À la traduction des documents en espagnol, anglais, français et allemand, les quatre langues officielles de la FIFA, s’ajoute un triple contrôle. Un premier à la section régionale de la FIGC, la fédé italienne. Un deuxième à Rome. Un troisième à la FIFA, avec tous les délais que cela implique. Et parfois, des documents se perdent. Si Francesco ne s’était pas rendu à Rome pour savoir ce qu’il était advenu des documents du plus en règle des gamins, Diego López, dont le père péruvien travaille à Naples depuis dix ans, n’aurait jamais pu jouer. Ainsi, les joueurs ayant passé les contrôles peuvent jouer dans les compétitions organisées par la FIGC. Pour les autres, c’est le championnat FCS, un championnat indépendant. Francesco en a marre : « La FIFA prône la lutte contre le racisme et l’intégration par le ballon, mais finalement, ils ne sont bons qu’à faire des slogans. »

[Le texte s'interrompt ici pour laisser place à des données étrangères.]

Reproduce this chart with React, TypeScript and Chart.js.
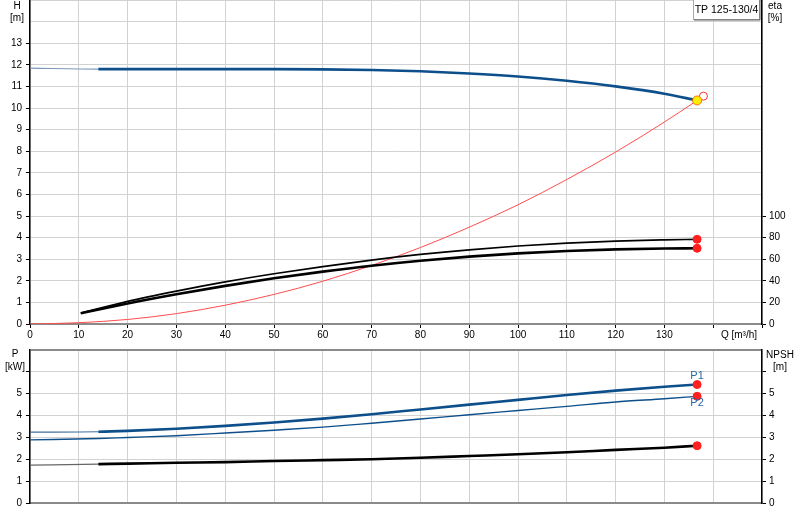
import React, { useEffect, useRef } from "react";
import { Chart, registerables } from "chart.js";

Chart.register(...registerables);

const FONT = '"Liberation Sans", Arial, Helvetica, sans-serif';

// ---- data (Q in m³/h) ----
const qPump = [0, 14, 20, 30, 40, 50, 60, 70, 80, 90, 100, 110, 120, 130, 136.7];
const headValues = [11.85, 11.8, 11.8, 11.8, 11.8, 11.8, 11.79, 11.76, 11.7, 11.6, 11.46, 11.26, 11.0, 10.66, 10.35];
const qSystem = [0, 10, 20, 30, 40, 50, 60, 70, 80, 90, 100, 110, 120, 130, 136.7];
const systemValues = [0, 0.06, 0.21, 0.48, 0.87, 1.37, 1.98, 2.71, 3.54, 4.48, 5.52, 6.69, 7.96, 9.35, 10.35];
const qEta = [10.4, 20, 30, 40, 50, 60, 70, 80, 90, 100, 110, 120, 130, 136.7];
const etaUpper = [10, 21, 30.5, 39, 46.5, 53.2, 59.2, 64.4, 68.7, 72.2, 74.9, 76.8, 77.9, 78.4];
const etaLower = [10, 19, 27.5, 35.3, 42.3, 48.5, 54, 58.6, 62.4, 65.4, 67.6, 69.1, 69.9, 70.1];
const p1Values = [3.24, 3.26, 3.3, 3.4, 3.53, 3.68, 3.86, 4.06, 4.28, 4.5, 4.72, 4.94, 5.14, 5.32, 5.42];
const p2Values = [2.89, 2.95, 3.0, 3.08, 3.2, 3.33, 3.47, 3.65, 3.84, 4.04, 4.23, 4.42, 4.62, 4.77, 4.88];
const npshValues = [1.73, 1.78, 1.8, 1.84, 1.87, 1.92, 1.96, 2.0, 2.07, 2.15, 2.23, 2.32, 2.43, 2.53, 2.62];
const openPointQ = [138];
const openPointH = [10.55];

const qLabelMax = 130;
const hLabelMax = 13;
const etaLabelMax = 100;
const pLabelMax = 5;
const pTickMax = 6;
const modelName = "TP 125-130/4";
const seriesLabels = ["P1", "P2"];

const pts = (xs: number[], ys: number[]) => xs.map((x, i) => ({ x, y: ys[i] }));
const last = (xs: number[], ys: number[]) => [{ x: xs[xs.length - 1], y: ys[ys.length - 1] }];

const GRID = "#d2d2d2";
const BLUE = "#0d4f8b";
const RED = "#ff1f1f";

export default function App() {
  const topRef = useRef<HTMLCanvasElement>(null);
  const botRef = useRef<HTMLCanvasElement>(null);

  useEffect(() => {
    Chart.defaults.font.family = FONT;
    Chart.defaults.font.size = 10;
    Chart.defaults.color = "#000";

    const text = (ctx: CanvasRenderingContext2D, s: string, x: number, y: number, align: CanvasTextAlign = "center", color = "#000", size = 10) => {
      ctx.save();
      ctx.font = `${size}px ${FONT}`;
      ctx.fillStyle = color;
      ctx.textAlign = align;
      ctx.textBaseline = "middle";
      ctx.fillText(s, x, y);
      ctx.restore();
    };

    const topPlugin = {
      id: "topTexts",
      afterDraw(chart: any) {
        const ctx = chart.ctx as CanvasRenderingContext2D;
        text(ctx, "H", 17, 6);
        text(ctx, "[m]", 17, 18);
        text(ctx, "eta", 775, 6);
        text(ctx, "[%]", 775, 18);
        text(ctx, "Q [m³/h]", 739, 335);
        ctx.save();
        ctx.fillStyle = "#fff";
        ctx.fillRect(693, -1, 66, 20);
        ctx.strokeStyle = "#a8a8a8";
        ctx.lineWidth = 1;
        ctx.strokeRect(693.5, -0.5, 66, 20);
        ctx.strokeStyle = "#606060";
        ctx.beginPath();
        ctx.moveTo(760, 0);
        ctx.lineTo(760, 20);
        ctx.lineTo(694, 20);
        ctx.stroke();
        ctx.restore();
        text(ctx, modelName, 726.5, 10, "center", "#000", 10.5);
      },
    };

    const botPlugin = {
      id: "botTexts",
      afterDraw(chart: any) {
        const ctx = chart.ctx as CanvasRenderingContext2D;
        text(ctx, "P", 15, 9);
        text(ctx, "[kW]", 15, 22);
        text(ctx, "NPSH", 780, 10);
        text(ctx, "[m]", 780, 22);
        const xs = chart.scales.x;
        const ys = chart.scales.y;
        const q = qPump[qPump.length - 1];
        const px = xs.getPixelForValue(q);
        text(ctx, seriesLabels[0], px, ys.getPixelForValue(p1Values[p1Values.length - 1]) - 9, "center", "#2a67a8", 11);
        text(ctx, seriesLabels[1], px, ys.getPixelForValue(p2Values[p2Values.length - 1]) + 7, "center", "#2a67a8", 11);
      },
    };

    const marker = (data: any[], yAxisID: string, fill = RED, border = RED, r = 4) => ({
      type: "scatter" as const,
      data,
      yAxisID,
      showLine: false,
      pointRadius: r,
      pointBackgroundColor: fill,
      pointBorderColor: border,
      pointBorderWidth: 1,
      order: 0,
    });

    const line = (data: any[], yAxisID: string, color: string, width: number, order: number, thinColor?: string) => ({
      type: "line" as const,
      data,
      yAxisID,
      borderColor: color,
      borderWidth: width,
      pointRadius: 0,
      cubicInterpolationMode: "monotone" as const,
      order,
      segment: thinColor
        ? {
            borderWidth: (c: any) => (c.p0.parsed.x < 14 ? 1.2 : width),
            borderColor: (c: any) => (c.p0.parsed.x < 14 ? thinColor : color),
          }
        : undefined,
    });

    const noPadV = (w: number) => (s: any) => {
      s.width = w;
      s.paddingTop = 0;
      s.paddingBottom = 0;
    };

    const xScale = (height: number, showLabels: boolean) => ({
      type: "linear" as const,
      min: 0,
      max: 150,
      ticks: {
        stepSize: 10,
        autoSkip: false,
        maxRotation: 0,
        display: showLabels,
        padding: 1,
        callback: (v: any) => (v <= qLabelMax ? v : ""),
      },
      grid: {
        color: GRID,
        lineWidth: 1,
        drawTicks: showLabels,
        tickLength: 4,
        tickColor: "#000",
      },
      border: { color: "#8a8a8a", width: 2 },
      afterFit: (s: any) => {
        s.height = height;
        s.paddingLeft = 0;
        s.paddingRight = 0;
      },
    });

    const topChart = new Chart(topRef.current as HTMLCanvasElement, {
      type: "line",
      data: {
        datasets: [
          marker(last(qPump, headValues), "y", "#ffee00", "#f07000", 4.5),
          marker(pts(openPointQ, openPointH), "y", "#ffffff", "#ff3030", 4),
          marker(last(qEta, etaUpper), "eta"),
          marker(last(qEta, etaLower), "eta"),
          line(pts(qPump, headValues), "y", BLUE, 2.6, 1, "#7d98bb"),
          line(pts(qSystem, systemValues), "y", "#ff4d4d", 1, 3),
          line(pts(qEta, etaUpper), "eta", "#000", 1.7, 2),
          line(pts(qEta, etaLower), "eta", "#000", 2.6, 2),
        ] as any,
      },
      options: {
        animation: false,
        responsive: false,
        layout: { padding: 0, autoPadding: false } as any,
        plugins: { legend: { display: false }, tooltip: { enabled: false } },
        scales: {
          x: xScale(21, true) as any,
          y: {
            type: "linear",
            position: "left",
            min: 0,
            max: 15,
            ticks: { stepSize: 1, padding: 4, callback: (v: any) => (v <= hLabelMax ? v : "") },
            grid: {
              color: GRID,
              lineWidth: 1,
              tickLength: 4,
              tickColor: (c: any) => (c.tick && c.tick.value <= hLabelMax ? "#000" : "rgba(0,0,0,0)"),
            },
            border: { color: "#000", width: 1.5 },
            afterFit: noPadV(30),
          } as any,
          eta: {
            type: "linear",
            position: "right",
            min: 0,
            max: 300,
            ticks: { stepSize: 20, padding: 3, callback: (v: any) => (v <= etaLabelMax ? v : "") },
            grid: {
              drawOnChartArea: false,
              tickLength: 4,
              tickColor: (c: any) => (c.tick && c.tick.value <= etaLabelMax ? "#000" : "rgba(0,0,0,0)"),
            },
            border: { color: "#000", width: 1.5 },
            afterFit: noPadV(38),
          } as any,
        },
      },
      plugins: [topPlugin],
    });

    const botChart = new Chart(botRef.current as HTMLCanvasElement, {
      type: "line",
      data: {
        datasets: [
          marker(last(qPump, p1Values), "y"),
          marker(last(qPump, p2Values), "y"),
          marker(last(qPump, npshValues), "npsh"),
          line(pts(qPump, p1Values), "y", BLUE, 2.6, 1, "#3f6f9f"),
          line(pts(qPump, p2Values), "y", BLUE, 1.4, 1),
          line(pts(qPump, npshValues), "npsh", "#000", 2.6, 1, "#666"),
        ] as any,
      },
      options: {
        animation: false,
        responsive: false,
        layout: { padding: { top: 5, left: 0, right: 0, bottom: 0 }, autoPadding: false } as any,
        plugins: { legend: { display: false }, tooltip: { enabled: false } },
        scales: {
          x: xScale(17, false) as any,
          y: {
            type: "linear",
            position: "left",
            min: 0,
            max: 7,
            ticks: { stepSize: 1, padding: 4, callback: (v: any) => (v <= pLabelMax ? v : "") },
            grid: {
              color: (c: any) => (c.tick && c.tick.value === 7 ? "#8a8a8a" : GRID),
              lineWidth: (c: any) => (c.tick && c.tick.value === 7 ? 2 : 1),
              tickLength: 4,
              tickColor: (c: any) => (c.tick && c.tick.value <= pTickMax ? "#000" : "rgba(0,0,0,0)"),
            },
            border: { color: "#000", width: 1.5 },
            afterFit: noPadV(30),
          } as any,
          npsh: {
            type: "linear",
            position: "right",
            min: 0,
            max: 7,
            ticks: { stepSize: 1, padding: 3, callback: (v: any) => (v <= pLabelMax ? v : "") },
            grid: {
              drawOnChartArea: false,
              tickLength: 4,
              tickColor: (c: any) => (c.tick && c.tick.value <= pTickMax ? "#000" : "rgba(0,0,0,0)"),
            },
            border: { color: "#000", width: 1.5 },
            afterFit: noPadV(38),
          } as any,
        },
      },
      plugins: [botPlugin],
    });

    return () => {
      topChart.destroy();
      botChart.destroy();
    };
  }, []);

  return (
    <div style={{ position: "absolute", left: 0, top: 0, width: 800, height: 520, background: "#fff", overflow: "hidden" }}>
      <canvas ref={topRef} width={800} height={345} style={{ position: "absolute", left: 0, top: 0 }} />
      <canvas ref={botRef} width={800} height={175} style={{ position: "absolute", left: 0, top: 345 }} />
    </div>
  );
}
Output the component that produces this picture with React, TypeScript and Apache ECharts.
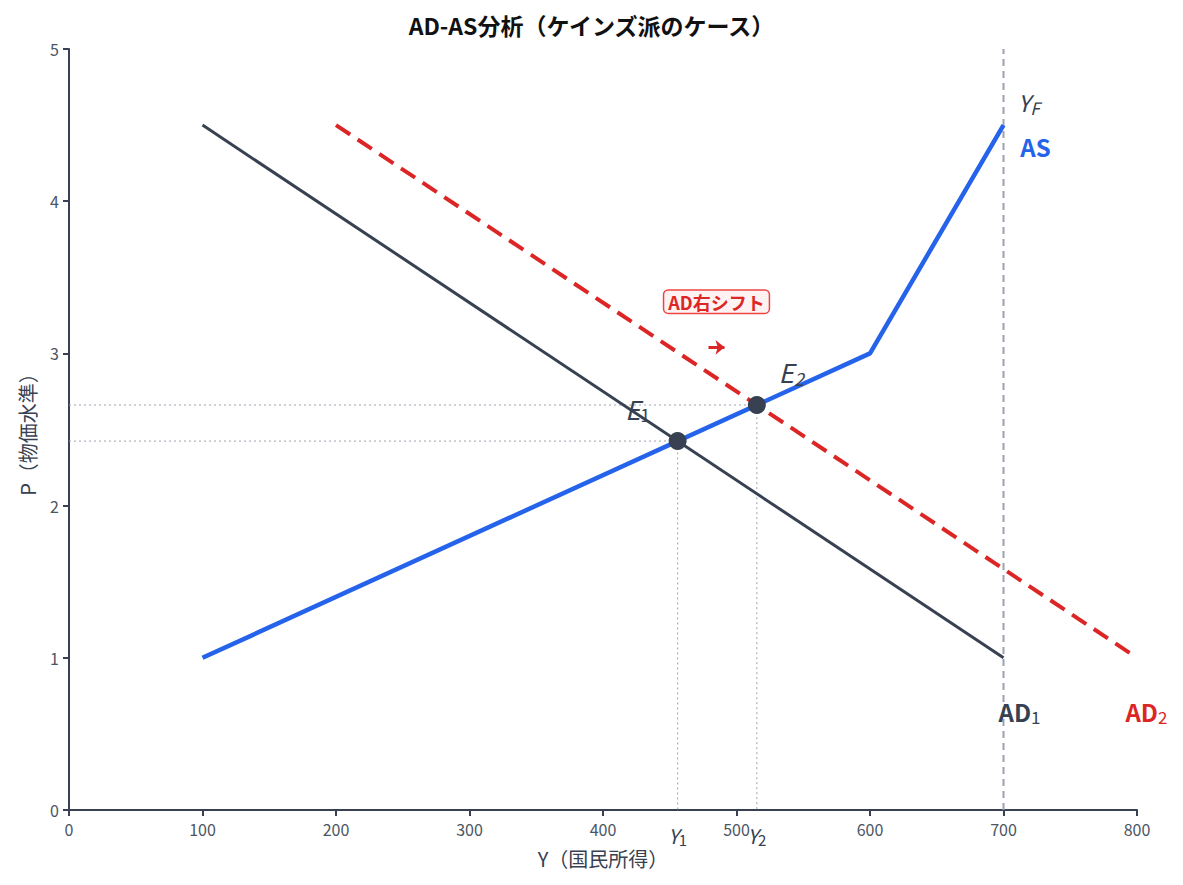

Scampia, Lilian Thuram et Didier Drogba
Sans soutiens particuliers, l’Afro Napoli se débrouille. Alors que Carlos, homme de ménage, prenait du service chez un de ses employeurs, il a rencontré Kalidou Koulibaly, arrière central du Napoli, d’origine sénégalaise. Après avoir écouté l’histoire de l’Afro Napoli et été enthousiasmé par le projet, il accepte de poser avec le maillot du club. Mais Francesco veut plus : « Malheureusement, les joueurs du Napoli sont surprotégés, mais je pense qu’un joueur comme Ghoulam pourrait vraiment nous comprendre et nous aider. » Recherche de visibilité, donc.
Et pourtant, l’Afro Napoli se retrouve dans le Huffington Post, à la RAI et même à la télé japonaise. Encore insuffisant : « Je pense aussi que des monstres du sport et de l’engagement social comme Lilian Thuram et Didier Drogba pourraient être sensibles à notre réalité. » Vers 23h30, alors que Don Franco finit sa tournée à Scampia, dans le fief de la Camorra, ne restent plus dans le minibus que les frères de Lampedusa, Mohamed et Souleymane, et leur pote Bouba. Et les trois de se chambrer à coups de vannes sénégalo-napolitano-gambiennes, conclues de rires sans nationalité. L’Afro Napoli United, ou l’interaction par le ballon.